* [Collected data]:
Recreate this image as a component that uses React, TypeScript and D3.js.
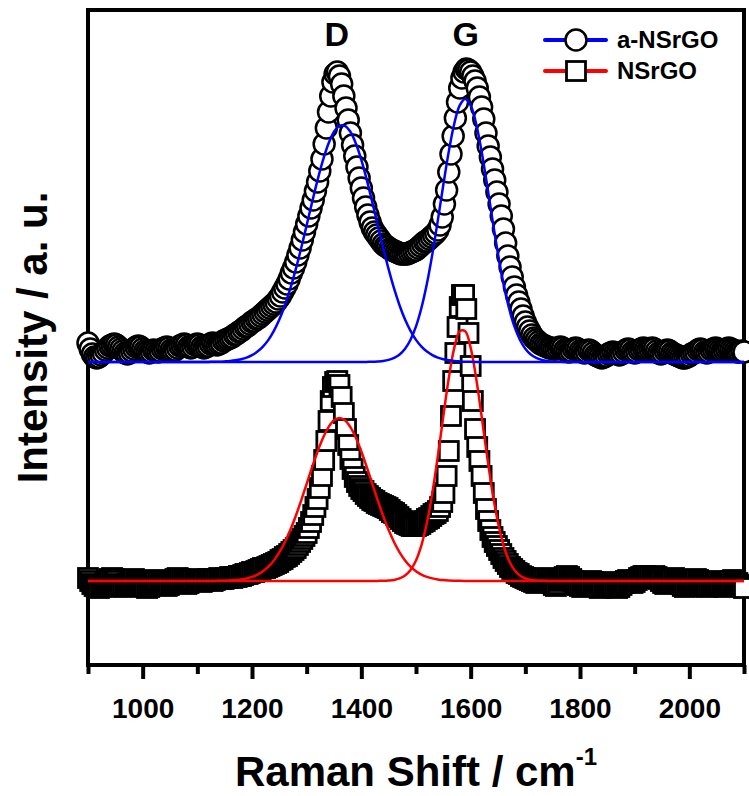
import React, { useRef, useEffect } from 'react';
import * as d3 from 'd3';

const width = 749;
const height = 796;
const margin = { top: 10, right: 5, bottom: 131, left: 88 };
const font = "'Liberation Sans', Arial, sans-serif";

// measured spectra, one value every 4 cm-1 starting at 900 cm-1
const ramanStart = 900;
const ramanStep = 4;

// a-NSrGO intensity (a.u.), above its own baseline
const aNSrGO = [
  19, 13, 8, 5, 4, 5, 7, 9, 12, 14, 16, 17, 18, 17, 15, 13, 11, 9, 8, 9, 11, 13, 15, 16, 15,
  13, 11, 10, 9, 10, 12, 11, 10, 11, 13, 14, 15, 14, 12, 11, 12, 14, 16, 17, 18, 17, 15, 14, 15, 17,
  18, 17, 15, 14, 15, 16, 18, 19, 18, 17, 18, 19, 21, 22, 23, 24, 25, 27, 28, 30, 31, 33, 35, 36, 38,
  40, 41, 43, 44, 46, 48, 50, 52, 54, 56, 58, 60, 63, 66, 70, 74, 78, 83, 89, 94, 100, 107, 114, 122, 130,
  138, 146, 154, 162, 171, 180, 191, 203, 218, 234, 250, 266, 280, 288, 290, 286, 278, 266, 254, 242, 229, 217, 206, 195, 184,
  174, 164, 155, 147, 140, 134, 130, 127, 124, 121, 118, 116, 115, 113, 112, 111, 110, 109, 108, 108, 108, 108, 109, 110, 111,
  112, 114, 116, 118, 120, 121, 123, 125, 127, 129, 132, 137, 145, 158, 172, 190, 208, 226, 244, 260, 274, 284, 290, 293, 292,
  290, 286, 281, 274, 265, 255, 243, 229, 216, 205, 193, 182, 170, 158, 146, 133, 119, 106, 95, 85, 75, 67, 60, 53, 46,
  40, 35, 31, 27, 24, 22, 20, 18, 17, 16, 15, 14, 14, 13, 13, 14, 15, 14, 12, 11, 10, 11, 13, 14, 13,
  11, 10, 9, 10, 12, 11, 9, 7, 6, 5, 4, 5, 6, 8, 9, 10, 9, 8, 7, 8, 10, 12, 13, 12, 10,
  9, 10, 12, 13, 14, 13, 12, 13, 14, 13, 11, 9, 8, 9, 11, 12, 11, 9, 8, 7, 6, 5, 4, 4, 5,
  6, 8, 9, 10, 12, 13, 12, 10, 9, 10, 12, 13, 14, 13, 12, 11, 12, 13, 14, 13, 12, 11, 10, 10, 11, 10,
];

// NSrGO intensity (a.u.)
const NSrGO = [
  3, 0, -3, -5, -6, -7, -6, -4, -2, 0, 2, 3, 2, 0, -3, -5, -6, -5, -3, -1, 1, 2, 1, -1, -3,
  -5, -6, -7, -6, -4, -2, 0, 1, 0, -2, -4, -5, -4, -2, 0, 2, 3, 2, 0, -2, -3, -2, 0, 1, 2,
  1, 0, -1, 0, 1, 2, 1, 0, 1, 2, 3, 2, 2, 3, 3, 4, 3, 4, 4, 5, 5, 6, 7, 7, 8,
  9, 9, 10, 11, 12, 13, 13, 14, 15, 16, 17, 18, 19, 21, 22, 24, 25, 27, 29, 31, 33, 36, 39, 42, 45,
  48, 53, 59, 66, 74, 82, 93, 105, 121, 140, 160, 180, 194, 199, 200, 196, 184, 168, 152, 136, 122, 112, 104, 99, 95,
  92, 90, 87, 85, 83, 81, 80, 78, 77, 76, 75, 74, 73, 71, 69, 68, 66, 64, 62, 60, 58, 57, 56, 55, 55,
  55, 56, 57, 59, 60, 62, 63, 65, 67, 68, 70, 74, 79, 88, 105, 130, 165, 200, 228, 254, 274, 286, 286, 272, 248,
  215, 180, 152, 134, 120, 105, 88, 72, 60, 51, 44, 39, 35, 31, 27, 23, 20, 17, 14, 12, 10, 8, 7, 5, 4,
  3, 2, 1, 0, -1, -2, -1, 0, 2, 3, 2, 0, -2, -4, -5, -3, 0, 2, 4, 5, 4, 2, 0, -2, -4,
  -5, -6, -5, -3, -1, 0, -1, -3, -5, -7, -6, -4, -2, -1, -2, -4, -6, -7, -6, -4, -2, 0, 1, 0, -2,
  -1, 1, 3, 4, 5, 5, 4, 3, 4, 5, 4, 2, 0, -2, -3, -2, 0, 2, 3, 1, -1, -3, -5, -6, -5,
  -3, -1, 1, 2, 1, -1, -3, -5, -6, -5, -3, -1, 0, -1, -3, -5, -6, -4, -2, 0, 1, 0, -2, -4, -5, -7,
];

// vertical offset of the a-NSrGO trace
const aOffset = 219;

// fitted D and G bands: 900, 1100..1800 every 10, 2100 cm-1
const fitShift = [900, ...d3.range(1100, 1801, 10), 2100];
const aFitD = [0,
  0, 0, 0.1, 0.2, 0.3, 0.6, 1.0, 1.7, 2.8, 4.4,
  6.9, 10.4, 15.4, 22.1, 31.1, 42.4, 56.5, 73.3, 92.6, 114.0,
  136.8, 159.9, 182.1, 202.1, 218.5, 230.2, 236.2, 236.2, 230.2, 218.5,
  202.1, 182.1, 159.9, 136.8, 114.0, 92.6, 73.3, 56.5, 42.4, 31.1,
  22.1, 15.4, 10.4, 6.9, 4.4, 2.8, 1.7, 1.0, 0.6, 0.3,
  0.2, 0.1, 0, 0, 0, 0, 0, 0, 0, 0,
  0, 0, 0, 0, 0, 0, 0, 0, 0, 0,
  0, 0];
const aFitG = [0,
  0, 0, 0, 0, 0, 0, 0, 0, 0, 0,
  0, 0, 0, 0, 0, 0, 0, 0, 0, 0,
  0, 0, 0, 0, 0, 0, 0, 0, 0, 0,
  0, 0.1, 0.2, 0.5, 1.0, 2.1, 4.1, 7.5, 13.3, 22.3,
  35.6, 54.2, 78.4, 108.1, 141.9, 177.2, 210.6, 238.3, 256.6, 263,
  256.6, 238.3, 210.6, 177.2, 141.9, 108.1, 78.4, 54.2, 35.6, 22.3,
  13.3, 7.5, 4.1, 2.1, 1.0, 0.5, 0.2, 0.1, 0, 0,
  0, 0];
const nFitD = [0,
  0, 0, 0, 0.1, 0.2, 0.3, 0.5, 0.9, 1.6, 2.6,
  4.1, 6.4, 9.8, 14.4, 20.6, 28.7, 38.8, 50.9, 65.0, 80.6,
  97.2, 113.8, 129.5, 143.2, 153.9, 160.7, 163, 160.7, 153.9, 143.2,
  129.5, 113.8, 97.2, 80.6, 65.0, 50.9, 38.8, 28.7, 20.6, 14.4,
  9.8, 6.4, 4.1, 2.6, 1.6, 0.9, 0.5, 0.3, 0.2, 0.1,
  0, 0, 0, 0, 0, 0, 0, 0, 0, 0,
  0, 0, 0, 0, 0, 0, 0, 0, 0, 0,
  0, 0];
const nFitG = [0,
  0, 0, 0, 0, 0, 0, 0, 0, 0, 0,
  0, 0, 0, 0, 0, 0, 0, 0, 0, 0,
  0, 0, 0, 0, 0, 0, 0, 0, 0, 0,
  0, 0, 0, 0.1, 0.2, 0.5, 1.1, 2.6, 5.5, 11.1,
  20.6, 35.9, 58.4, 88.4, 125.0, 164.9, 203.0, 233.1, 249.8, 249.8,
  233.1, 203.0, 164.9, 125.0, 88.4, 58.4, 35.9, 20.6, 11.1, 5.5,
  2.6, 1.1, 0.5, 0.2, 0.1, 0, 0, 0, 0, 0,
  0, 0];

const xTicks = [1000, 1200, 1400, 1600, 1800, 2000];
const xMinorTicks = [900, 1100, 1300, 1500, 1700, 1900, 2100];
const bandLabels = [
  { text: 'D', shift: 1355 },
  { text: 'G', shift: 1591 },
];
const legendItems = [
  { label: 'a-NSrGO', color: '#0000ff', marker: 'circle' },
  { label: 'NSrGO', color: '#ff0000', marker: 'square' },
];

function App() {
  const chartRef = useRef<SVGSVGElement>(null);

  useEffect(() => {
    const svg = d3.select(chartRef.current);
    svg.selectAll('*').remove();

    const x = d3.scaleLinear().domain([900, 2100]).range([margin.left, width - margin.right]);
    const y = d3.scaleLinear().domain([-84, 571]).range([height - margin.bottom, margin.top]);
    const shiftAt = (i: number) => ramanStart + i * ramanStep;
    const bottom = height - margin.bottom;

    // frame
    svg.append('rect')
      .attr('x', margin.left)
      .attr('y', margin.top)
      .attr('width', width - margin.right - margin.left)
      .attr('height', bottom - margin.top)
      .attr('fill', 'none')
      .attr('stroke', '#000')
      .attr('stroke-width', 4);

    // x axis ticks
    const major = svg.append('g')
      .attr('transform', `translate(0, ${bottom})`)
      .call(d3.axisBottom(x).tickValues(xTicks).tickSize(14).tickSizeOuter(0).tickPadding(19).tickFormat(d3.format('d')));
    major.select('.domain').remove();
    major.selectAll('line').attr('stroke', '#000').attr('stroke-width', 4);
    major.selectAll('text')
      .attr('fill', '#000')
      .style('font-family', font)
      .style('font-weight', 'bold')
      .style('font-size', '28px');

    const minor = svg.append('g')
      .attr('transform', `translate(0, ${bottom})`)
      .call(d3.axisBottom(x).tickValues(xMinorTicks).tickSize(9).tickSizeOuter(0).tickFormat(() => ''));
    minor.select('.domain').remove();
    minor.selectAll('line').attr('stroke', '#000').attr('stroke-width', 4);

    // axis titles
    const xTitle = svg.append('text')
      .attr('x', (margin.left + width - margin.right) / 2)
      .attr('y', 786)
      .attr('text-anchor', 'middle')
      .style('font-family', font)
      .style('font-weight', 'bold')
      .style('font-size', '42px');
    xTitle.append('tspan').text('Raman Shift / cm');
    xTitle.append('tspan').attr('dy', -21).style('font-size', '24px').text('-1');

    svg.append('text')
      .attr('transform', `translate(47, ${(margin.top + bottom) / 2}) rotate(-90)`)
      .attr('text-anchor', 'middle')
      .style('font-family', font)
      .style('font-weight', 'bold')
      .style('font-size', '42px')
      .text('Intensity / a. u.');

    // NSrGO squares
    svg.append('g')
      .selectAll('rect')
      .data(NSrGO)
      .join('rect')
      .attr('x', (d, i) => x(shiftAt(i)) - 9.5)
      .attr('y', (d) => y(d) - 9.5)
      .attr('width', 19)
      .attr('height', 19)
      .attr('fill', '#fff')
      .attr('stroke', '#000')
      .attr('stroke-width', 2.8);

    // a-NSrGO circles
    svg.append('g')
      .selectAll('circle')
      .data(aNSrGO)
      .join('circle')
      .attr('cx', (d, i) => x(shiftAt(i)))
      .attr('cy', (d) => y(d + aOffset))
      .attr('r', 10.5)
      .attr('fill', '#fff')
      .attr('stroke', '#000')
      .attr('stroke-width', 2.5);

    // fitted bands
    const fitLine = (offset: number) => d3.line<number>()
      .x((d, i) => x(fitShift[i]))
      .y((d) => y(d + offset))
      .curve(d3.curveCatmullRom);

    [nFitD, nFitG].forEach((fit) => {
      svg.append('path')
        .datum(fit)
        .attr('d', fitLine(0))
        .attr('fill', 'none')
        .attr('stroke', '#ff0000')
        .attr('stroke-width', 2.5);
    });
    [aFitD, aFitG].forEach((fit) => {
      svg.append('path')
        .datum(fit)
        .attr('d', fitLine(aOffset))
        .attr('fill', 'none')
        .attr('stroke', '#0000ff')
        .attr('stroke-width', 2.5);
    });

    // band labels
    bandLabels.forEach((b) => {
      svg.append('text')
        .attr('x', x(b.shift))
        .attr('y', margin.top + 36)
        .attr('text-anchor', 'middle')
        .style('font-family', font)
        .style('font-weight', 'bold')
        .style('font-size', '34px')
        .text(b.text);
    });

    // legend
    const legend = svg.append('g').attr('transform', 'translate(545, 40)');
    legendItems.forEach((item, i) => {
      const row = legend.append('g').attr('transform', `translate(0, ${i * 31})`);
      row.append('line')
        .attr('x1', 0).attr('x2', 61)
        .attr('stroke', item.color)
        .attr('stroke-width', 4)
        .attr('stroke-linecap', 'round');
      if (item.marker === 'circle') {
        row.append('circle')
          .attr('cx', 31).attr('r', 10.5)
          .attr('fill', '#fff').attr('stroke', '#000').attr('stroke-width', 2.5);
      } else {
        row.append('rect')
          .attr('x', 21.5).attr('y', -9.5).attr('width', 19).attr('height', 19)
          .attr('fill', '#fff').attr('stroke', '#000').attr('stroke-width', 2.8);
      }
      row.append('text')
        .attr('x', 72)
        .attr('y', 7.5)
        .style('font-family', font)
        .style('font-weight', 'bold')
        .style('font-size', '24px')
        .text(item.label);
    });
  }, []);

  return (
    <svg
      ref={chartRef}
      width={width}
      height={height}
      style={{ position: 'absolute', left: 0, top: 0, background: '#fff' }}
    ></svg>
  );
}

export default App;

* [What to work on]: Make an exact copy of the lines from the top of the material through the line with "const ramanStep = 4;", pictures excluded.

* [Full output]:
Recreate this image as a component that uses React, TypeScript and D3.js.
import React, { useRef, useEffect } from 'react';
import * as d3 from 'd3';

const width = 749;
const height = 796;
const margin = { top: 10, right: 5, bottom: 131, left: 88 };
const font = "'Liberation Sans', Arial, sans-serif";

// measured spectra, one value every 4 cm-1 starting at 900 cm-1
const ramanStart = 900;
const ramanStep = 4;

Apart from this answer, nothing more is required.